**Exercise**
Give the listing again character for character, but drop the images.

**Supplied data**
>> Begin

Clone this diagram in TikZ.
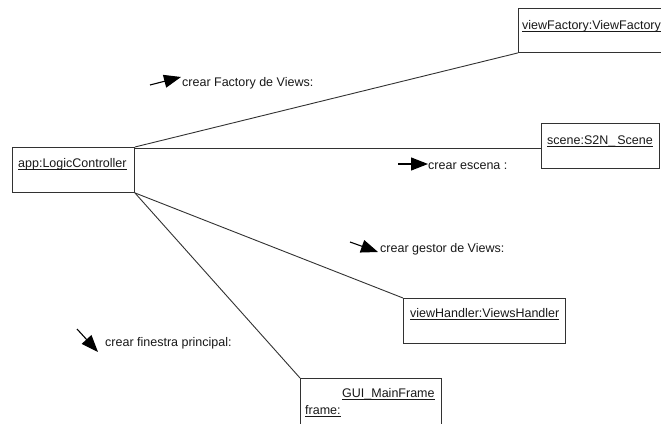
\documentclass[tikz,border=0pt]{standalone}
\usepackage{fontspec}
\setmainfont{Liberation Sans}
\usetikzlibrary{arrows.meta}

% object name with a flat underline just under the baseline
\newcommand\objname[1]{\setbox0\hbox{#1}\rlap{\rule[-2.5pt]{\wd0}{0.7pt}}\box0}

\definecolor{ink}{RGB}{25,25,25}
\definecolor{edge}{RGB}{50,50,50}

\begin{document}
\begin{tikzpicture}[x=1pt,y=-1pt,
  objbox/.style={draw=edge, line width=0.9pt, anchor=north west, inner sep=0pt, fill=white},
  objlabel/.style={anchor=base west, inner sep=0pt, text=ink, font=\fontsize{12.5}{14}\selectfont},
  msglabel/.style={anchor=base west, inner sep=0pt, text=ink, font=\fontsize{12.5}{14}\selectfont},
  link/.style={draw=edge, line width=0.9pt},
  msgarrow/.style={draw=black, line width=1.1pt, -{Triangle[length=17pt,width=13pt]}}]
\useasboundingbox (0,0) rectangle (661,423);
\clip (0,0) rectangle (661,423);
\fill[white] (0,0) rectangle (661,423);

% objects
\node[objbox, minimum width=122pt, minimum height=45pt] (app) at (12,147) {};
\node[objbox, minimum width=160pt, minimum height=44pt] (vf) at (518,8) {};
\node[objbox, minimum width=118pt, minimum height=45pt] (scene) at (541,123) {};
\node[objbox, minimum width=162pt, minimum height=45pt] (vh) at (403,298) {};
\node[objbox, minimum width=141pt, minimum height=60pt] (frame) at (300,378) {};

% links between objects
\draw[link] (app.north east) -- (vf.south west);
\draw[link] (app.east |- 0,148) coordinate (a2) -- (scene.west |- a2);
\draw[link] (app.south east) -- (vh.north west);
\draw[link] (app.south east) -- (frame.north west);

% object names
\node[objlabel] (appname) at (18,167.5) {\objname{app:LogicController}};
\node[objlabel] (vfname) at (522,29.5) {\objname{viewFactory:ViewFactory}};
\node[objlabel] (scenename) at (547,144.5) {\objname{scene:S2N\_\,Scene}};
\node[objlabel] (vhname) at (410,317.5) {\objname{viewHandler:ViewsHandler}};
\node[objlabel] (framename) at (305,414) {\objname{frame:}};
\node[objlabel] (frametype) at (342,397.5) {\objname{GUI\_MainFrame}};

% messages
\coordinate (m1a) at (150,85);
\coordinate (m1b) at (181,77);
\draw[msgarrow] (m1a) -- (m1b);
\node[msglabel] (m1) at (182,86.5) {crear Factory de Views:};

\coordinate (m2a) at (398,164);
\coordinate (m2b) at (428,164);
\draw[msgarrow] (m2a) -- (m2b);
\node[msglabel] (m2) at (428,169.5) {crear escena :};

\coordinate (m3a) at (350,242);
\coordinate (m3b) at (378,252);
\draw[msgarrow] (m3a) -- (m3b);
\node[msglabel] (m3) at (380,252.5) {crear gestor de Views:};

\coordinate (m4a) at (77,329);
\coordinate (m4b) at (98,352);
\draw[msgarrow] (m4a) -- (m4b);
\node[msglabel] (m4) at (105,346.5) {crear finestra principal:};
\end{tikzpicture}
\end{document}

>> End

**Full solution**
Clone this diagram in TikZ.
\documentclass[tikz,border=0pt]{standalone}
\usepackage{fontspec}
\setmainfont{Liberation Sans}
\usetikzlibrary{arrows.meta}

% object name with a flat underline just under the baseline
\newcommand\objname[1]{\setbox0\hbox{#1}\rlap{\rule[-2.5pt]{\wd0}{0.7pt}}\box0}

\definecolor{ink}{RGB}{25,25,25}
\definecolor{edge}{RGB}{50,50,50}

\begin{document}
\begin{tikzpicture}[x=1pt,y=-1pt,
  objbox/.style={draw=edge, line width=0.9pt, anchor=north west, inner sep=0pt, fill=white},
  objlabel/.style={anchor=base west, inner sep=0pt, text=ink, font=\fontsize{12.5}{14}\selectfont},
  msglabel/.style={anchor=base west, inner sep=0pt, text=ink, font=\fontsize{12.5}{14}\selectfont},
  link/.style={draw=edge, line width=0.9pt},
  msgarrow/.style={draw=black, line width=1.1pt, -{Triangle[length=17pt,width=13pt]}}]
\useasboundingbox (0,0) rectangle (661,423);
\clip (0,0) rectangle (661,423);
\fill[white] (0,0) rectangle (661,423);

% objects
\node[objbox, minimum width=122pt, minimum height=45pt] (app) at (12,147) {};
\node[objbox, minimum width=160pt, minimum height=44pt] (vf) at (518,8) {};
\node[objbox, minimum width=118pt, minimum height=45pt] (scene) at (541,123) {};
\node[objbox, minimum width=162pt, minimum height=45pt] (vh) at (403,298) {};
\node[objbox, minimum width=141pt, minimum height=60pt] (frame) at (300,378) {};

% links between objects
\draw[link] (app.north east) -- (vf.south west);
\draw[link] (app.east |- 0,148) coordinate (a2) -- (scene.west |- a2);
\draw[link] (app.south east) -- (vh.north west);
\draw[link] (app.south east) -- (frame.north west);

% object names
\node[objlabel] (appname) at (18,167.5) {\objname{app:LogicController}};
\node[objlabel] (vfname) at (522,29.5) {\objname{viewFactory:ViewFactory}};
\node[objlabel] (scenename) at (547,144.5) {\objname{scene:S2N\_\,Scene}};
\node[objlabel] (vhname) at (410,317.5) {\objname{viewHandler:ViewsHandler}};
\node[objlabel] (framename) at (305,414) {\objname{frame:}};
\node[objlabel] (frametype) at (342,397.5) {\objname{GUI\_MainFrame}};

% messages
\coordinate (m1a) at (150,85);
\coordinate (m1b) at (181,77);
\draw[msgarrow] (m1a) -- (m1b);
\node[msglabel] (m1) at (182,86.5) {crear Factory de Views:};

\coordinate (m2a) at (398,164);
\coordinate (m2b) at (428,164);
\draw[msgarrow] (m2a) -- (m2b);
\node[msglabel] (m2) at (428,169.5) {crear escena :};

\coordinate (m3a) at (350,242);
\coordinate (m3b) at (378,252);
\draw[msgarrow] (m3a) -- (m3b);
\node[msglabel] (m3) at (380,252.5) {crear gestor de Views:};

\coordinate (m4a) at (77,329);
\coordinate (m4b) at (98,352);
\draw[msgarrow] (m4a) -- (m4b);
\node[msglabel] (m4) at (105,346.5) {crear finestra principal:};
\end{tikzpicture}
\end{document}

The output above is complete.